There was some great feedback I received on my previous post on this subject and considering the statistics staring at us, it is clearer than ever that what needs fixing is 'unemployability'. 'Unemployability' is the illness and unemployment is merely a symptom. What we have been focused on thus far has been the symptom and therein lies our problem! Consider the following facts for a wider appreciation of the issue :
The Gross Enrollment Ratio (GER) for Indian higher education has been just 33-34% as compared to developed countries that have a GER of 56%. In spite of this, close to 60 lakh students graduate every year in several disciplines. Very few of them are deemed fit for employment. Reports indicate that as many as 47% of Indian graduates are not qualified for any industry job and add to it the fact that surveys indicate 70% of our engineering graduates are not employable.
In the days of VUCA (Volatility, Uncertainty, Complexity and Ambiguity) with an ever-evolving environment like that of the services industry, mere formal educational qualifications are not enough. It is necessary to have the relevant soft and hard skills which are allied to the dynamic changes in services as an industry as well as job roles. Recruiters today, also prefer candidates with high 'learnability', adaptability and 'scalability'. The lack of these qualities is becoming a strategic concern.

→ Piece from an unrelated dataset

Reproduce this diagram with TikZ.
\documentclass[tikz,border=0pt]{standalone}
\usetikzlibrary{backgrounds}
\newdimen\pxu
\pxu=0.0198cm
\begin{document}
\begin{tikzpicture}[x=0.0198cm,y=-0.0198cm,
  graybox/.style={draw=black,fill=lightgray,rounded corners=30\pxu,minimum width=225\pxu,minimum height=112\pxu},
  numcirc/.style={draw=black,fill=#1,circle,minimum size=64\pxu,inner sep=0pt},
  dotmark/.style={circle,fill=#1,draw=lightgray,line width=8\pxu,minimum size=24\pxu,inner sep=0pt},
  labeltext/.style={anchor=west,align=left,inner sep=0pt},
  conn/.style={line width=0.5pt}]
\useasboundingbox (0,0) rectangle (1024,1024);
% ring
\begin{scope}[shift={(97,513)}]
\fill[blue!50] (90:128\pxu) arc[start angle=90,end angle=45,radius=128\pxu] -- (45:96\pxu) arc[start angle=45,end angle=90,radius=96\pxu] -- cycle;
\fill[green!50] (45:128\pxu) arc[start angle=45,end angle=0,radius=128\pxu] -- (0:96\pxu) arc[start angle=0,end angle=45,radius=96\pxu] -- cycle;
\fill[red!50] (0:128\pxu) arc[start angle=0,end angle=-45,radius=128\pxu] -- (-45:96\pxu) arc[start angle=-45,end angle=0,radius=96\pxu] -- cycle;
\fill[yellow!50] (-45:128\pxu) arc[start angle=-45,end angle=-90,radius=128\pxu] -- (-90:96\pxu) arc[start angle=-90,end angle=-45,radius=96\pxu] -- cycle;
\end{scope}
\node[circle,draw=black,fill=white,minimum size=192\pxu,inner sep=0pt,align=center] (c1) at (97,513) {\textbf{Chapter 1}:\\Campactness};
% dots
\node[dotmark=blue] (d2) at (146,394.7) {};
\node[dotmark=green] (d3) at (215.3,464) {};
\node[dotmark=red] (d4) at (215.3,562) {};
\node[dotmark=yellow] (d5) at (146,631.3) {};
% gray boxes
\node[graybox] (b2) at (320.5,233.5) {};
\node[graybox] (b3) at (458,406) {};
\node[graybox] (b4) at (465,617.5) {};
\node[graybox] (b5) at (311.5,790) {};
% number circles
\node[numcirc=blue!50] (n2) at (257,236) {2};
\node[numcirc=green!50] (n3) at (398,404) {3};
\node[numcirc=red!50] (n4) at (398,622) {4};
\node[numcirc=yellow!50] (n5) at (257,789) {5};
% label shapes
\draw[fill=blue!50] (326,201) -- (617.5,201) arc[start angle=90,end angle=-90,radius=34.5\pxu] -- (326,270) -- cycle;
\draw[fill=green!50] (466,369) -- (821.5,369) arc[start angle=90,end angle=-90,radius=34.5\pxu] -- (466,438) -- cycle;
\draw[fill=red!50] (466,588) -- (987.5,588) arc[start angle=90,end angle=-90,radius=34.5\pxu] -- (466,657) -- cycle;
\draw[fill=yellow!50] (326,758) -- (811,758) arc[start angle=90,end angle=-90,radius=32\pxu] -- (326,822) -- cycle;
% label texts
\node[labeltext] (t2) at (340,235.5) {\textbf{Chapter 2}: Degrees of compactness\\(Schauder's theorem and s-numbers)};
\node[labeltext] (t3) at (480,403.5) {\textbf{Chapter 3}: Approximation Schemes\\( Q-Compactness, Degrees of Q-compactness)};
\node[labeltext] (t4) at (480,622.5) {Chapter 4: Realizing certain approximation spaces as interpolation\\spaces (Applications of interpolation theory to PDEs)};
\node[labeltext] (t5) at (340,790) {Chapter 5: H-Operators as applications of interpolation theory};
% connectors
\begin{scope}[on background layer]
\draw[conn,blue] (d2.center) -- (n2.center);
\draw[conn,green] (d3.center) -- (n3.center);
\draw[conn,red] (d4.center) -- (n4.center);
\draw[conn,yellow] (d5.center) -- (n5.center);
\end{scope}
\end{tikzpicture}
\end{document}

Employability will improve when the syllabus reflects the demands of the industry. A client I was dealing with personally in Karnataka approached us for help with hiring CNC machine operators. “We couldn’t find five good candidates against the company’s requirement of 50+. The skills required for the job are not taught in the five or six colleges which could meet their requirements”.

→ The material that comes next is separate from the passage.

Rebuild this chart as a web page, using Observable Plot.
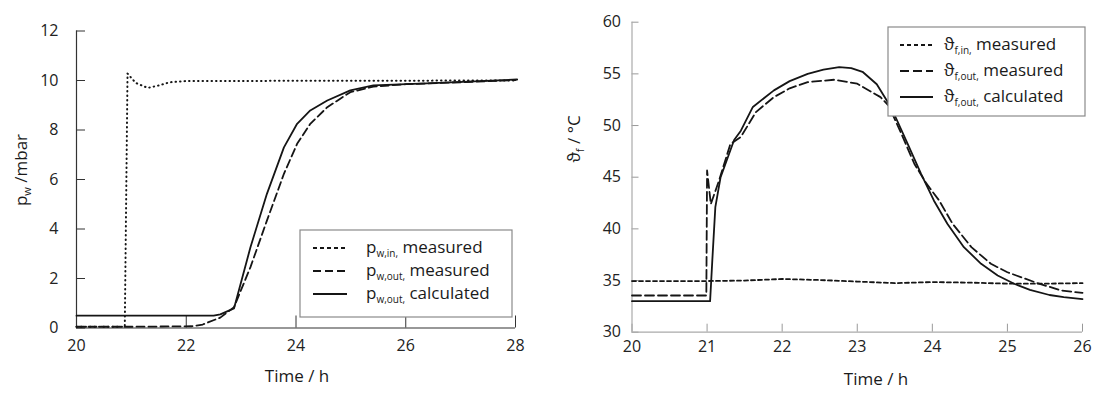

It has also not helped that India as an economy moved from the primary sector to the tertiary sector almost galloped to the tertiary sectors giving the job intensive Secondary sector a miss for various reasons...
There seems to be an inherent disconnect between curriculum-based learning at the institution level and the requisite ‘job ready’ skills needed by Indian corporates. Technical education in our country has grown into a large-sized system, offering opportunities for education and training in a wide variety of trades and disciplines at a certificate, diploma, degree, postgraduate degree and doctoral levels in institutions throughout the country. This doesn’t seem enough to make Indian ‘job – ready’.

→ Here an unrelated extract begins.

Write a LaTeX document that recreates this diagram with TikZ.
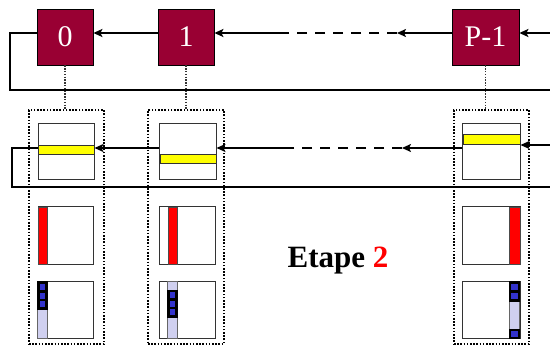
\documentclass[tikz,border=0pt]{standalone}
\usepackage{fontspec}
\setmainfont{Liberation Serif}
\usetikzlibrary{arrows.meta}
\definecolor{procred}{RGB}{153,0,51}
\definecolor{barred}{RGB}{255,0,0}
\definecolor{baryel}{RGB}{255,255,0}
\definecolor{lblue}{RGB}{208,208,240}
\definecolor{dblue}{RGB}{51,51,204}
\tikzset{
  proc/.style={draw=black, line width=0.8pt, fill=procred, text=white, minimum height=56pt, inner sep=0pt, font=\fontsize{30}{30}\selectfont},
  mem/.style={draw=black!80, line width=1pt, fill=white, minimum width=56pt, minimum height=56pt, inner sep=0pt},
  dotbox/.style={draw=black, line width=1.6pt, dash pattern=on 1.6pt off 1.6pt, minimum width=75pt, minimum height=234pt, inner sep=0pt},
  dotlink/.style={draw=black!80, line width=1.4pt, dash pattern=on 1.4pt off 1.4pt},
  bigline/.style={line width=2.6pt},
  midline/.style={line width=1.6pt},
  tip/.style={-{Stealth[length=9pt,width=8pt,inset=2pt]}},
  ybar/.style={fill=baryel, draw=black!80, line width=0.8pt},
  rbar/.style={fill=barred, draw=black!70, line width=0.6pt},
  lcol/.style={fill=lblue, draw=black!60, line width=0.8pt},
  blk/.style={fill=black},
  sq/.style={fill=dblue},
}
\begin{document}
\begin{tikzpicture}[x=1pt,y=-1pt]
\useasboundingbox (0,0) rectangle (550,345);
% processor boxes
\node[proc, minimum width=56pt] (p0) at (65,37) {0};
\node[proc, minimum width=56pt] (p1) at (186,37) {1};
\node[proc, minimum width=67pt] (pP) at (485.5,37) {P-1};
% dotted containers
\node[dotbox] (c0) at (66.5,227) {};
\node[dotbox, minimum width=76pt] (c1) at (186,227) {};
\node[dotbox] (cP) at (491.5,227) {};
\draw[dotlink] (p0.south) -- (p0.south |- c0.north);
\draw[dotlink] (p1.south) -- (p1.south |- c1.north);
\draw[dotlink] (pP.south) -- (pP.south |- cP.north);
% top ring
\coordinate (tin) at (550,33);
\coordinate (td1) at (397,33);
\coordinate (td2) at (280,33);
\coordinate (tl1) at (10,33);
\coordinate (tl2) at (10,90);
\coordinate (tl3) at (550,90);
\draw[bigline, tip] (tin) -- (pP.east |- tin);
\draw[bigline, tip] (pP.west |- tin) -- (td1);
\draw[bigline, dash pattern=on 10pt off 8pt] (td1) -- (td2);
\draw[bigline, tip] (td2) -- (p1.east |- tin);
\draw[bigline, tip] (p1.west |- tin) -- (p0.east |- tin);
\draw[bigline] (p0.west |- tin) -- (tl1) -- (tl2) -- (tl3);
% row 1 memory boxes
\node[mem] (a0) at (66,152) {};
\node[mem, minimum width=57pt] (a1) at (187.5,152) {};
\node[mem, minimum width=58pt] (aP) at (491,152) {};
\draw[ybar] (38,145) rectangle (94,154);
\draw[ybar] (160,154) rectangle (216,163);
\draw[ybar] (463,134) rectangle (520,144);
% row 1 ring
\coordinate (min) at (550,145);
\coordinate (md1) at (402,148);
\coordinate (md2) at (290,148);
\coordinate (ml1) at (12,148);
\coordinate (ml2) at (12,187);
\coordinate (ml3) at (550,187);
\draw[midline, tip] (min) -- (aP.east |- min);
\draw[midline, tip] (aP.west |- md1) -- (md1);
\draw[midline, dash pattern=on 10pt off 8pt] (md1) -- (md2);
\draw[midline, tip] (md2) -- (a1.east |- md2);
\draw[midline, tip] (a1.west |- md2) -- (a0.east |- md2);
\draw[midline] (a0.west |- md2) -- (ml1) -- (ml2) -- (ml3);
% row 2 boxes
\node[mem, minimum width=55pt, minimum height=57pt] (b0) at (65.5,235.5) {};
\node[mem, minimum width=56pt, minimum height=57pt] (b1) at (187,235.5) {};
\node[mem, minimum width=58pt, minimum height=57pt] (bP) at (491,235.5) {};
\draw[rbar] (38,207) rectangle (47,264);
\draw[rbar] (168,207) rectangle (177,264);
\draw[rbar] (509,207) rectangle (520,264);
% row 3 boxes
\node[mem, minimum width=56pt, minimum height=57pt] (e0) at (65,309.5) {};
\node[mem, minimum width=56pt, minimum height=57pt] (e1) at (187,309.5) {};
\node[mem, minimum width=58pt, minimum height=57pt] (eP) at (491,309.5) {};
% box 0 column
\draw[lcol] (37.5,281) rectangle (47,338);
\fill[blk] (37,281) rectangle (47.5,310);
\foreach \yy in {287,295.5,304} {\fill[sq] (39.5,\yy-3) rectangle (45,\yy+3);}
% box 1 column
\draw[lcol] (167.5,281) rectangle (177,338);
\fill[blk] (167,290) rectangle (177.5,318);
\foreach \yy in {295,303.5,312} {\fill[sq] (169.5,\yy-3) rectangle (175,\yy+3);}
% box P-1 column
\draw[lcol] (509,281) rectangle (519.5,338);
\fill[blk] (508.5,281) rectangle (520,302);
\fill[blk] (508.5,329) rectangle (520,338.5);
\foreach \yy in {287,296,333.5} {\fill[sq] (511,\yy-3) rectangle (517.5,\yy+3);}
% label
\node[font=\fontsize{31}{31}\selectfont\bfseries] (lab) at (338,261) {Etape \textcolor{barred}{2}};
\end{tikzpicture}
\end{document}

The distressing news is that the problem of employability in India is rampant in both blue and white-collar jobs. So, what are the contributing factors to this disparity? Societal inequalities, inadequate education infrastructure, quality and lack of vocational education and lack of effective assessment of skills are some of the reasons why a majority of working class personnel in our country are not qualified for the jobs that they aspire for…Consider this : *Slightly more than half of India’s workers have school attainment below secondary school with no vocational training; * Of India’s current workforce, 31% are illiterate, 13% have a primary education, and 6% are college graduates; * About 2% of the workforce has formal vocational training, and 9% have non-formal, vocational training; * Out of the more than 500 thousand final year bachelors students aged 18–29 who were surveyed, 54% were found to be unemployable.
So, what is required?
One of the main problems lies in our system of imparting education and the subsequent assessment of additional soft skills and capabilities needed to survive in today’s competitive work atmosphere. Graduates often complain that they were not exposed to life skills training or internship opportunities during their graduation years, which would have prepared them for the real workplace scenario.
Thus, realizing the dream of modern India lies greatly with efficient ways of skilling, up-skilling and re-skilling of the country’s rising youth population. The larger question is whether governments both at the centre and states will be able to crack the unemployability problem, what kind of partnerships and models are required to bridge the gap? What are the models from other nations that can be replicated in India? What are the best practices that India is missing?